高尾輝子
毎週金曜日は、娘が仕事を終えるまで二人の孫を我が家で預かることになっています。
いつものように保育園に迎えに行き、一人を車に乗せ、次に小学2年の孫を自宅に迎えに行く途中、その子が友だちと二人で歩いているところに出会いました。そこで、孫に「一緒に乗っていく?」と聞きました。「いい」との返事。「じゃぁ、気をつけてね」と言って、先に孫の家へ行って待っていますと、間もなく友だちと別れて走って帰ってきました。孫の家から我が家へ戻る車の中で、小2の孫に「おばあちゃん、さっき私だけに車に乗っていくって言ったの?」と聞かれ、とっさに返す言葉がありませんでした。「もし私だけ車に乗ったら、お友だちが一人になるでしょ。学校で一人では絶対帰らないようにって言われとんのやに」と。なるほどそうであろうなぁと、最近の幼児・学童に対する犯罪の多さが思い起こされました。私の都合で、「こうしたら」とか「それは止めたら」とか、つい口を出してしまいがちな自分であったなぁと、孫から気づかされたことでした。

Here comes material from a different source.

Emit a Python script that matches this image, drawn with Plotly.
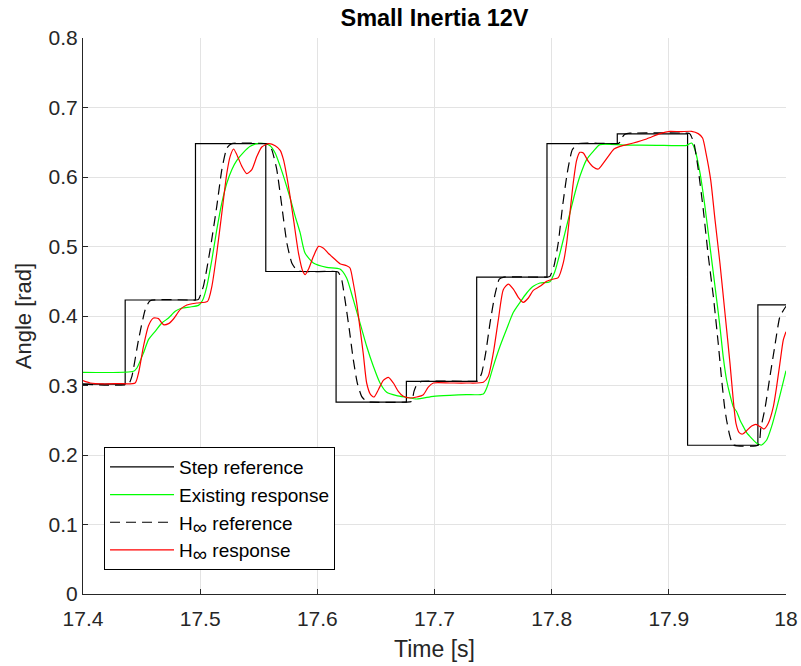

そして、このことをきっかけに考えさせられたことがあります。例えば、世界のどこかで事件・事故が発生すると、テレビ・ラジオのニュースの中での「けが人何名、亡くなった方何名でした。その中に日本人は含まれていませんでした」とのコメントに、「日本人が巻き込まれていなくて良かったな」と、つい思ってしまうことがあります。また、子どもたちが犯罪にあったとしても、もちろんそのことに対しては非常に怒りを感ずるのは当然ですが、我が子や孫でなくてほっとしている自分がいることに気がつきます。
身内さえよければ、自分さえよければの思いが私の中にあるということを否定することはできないでしょう。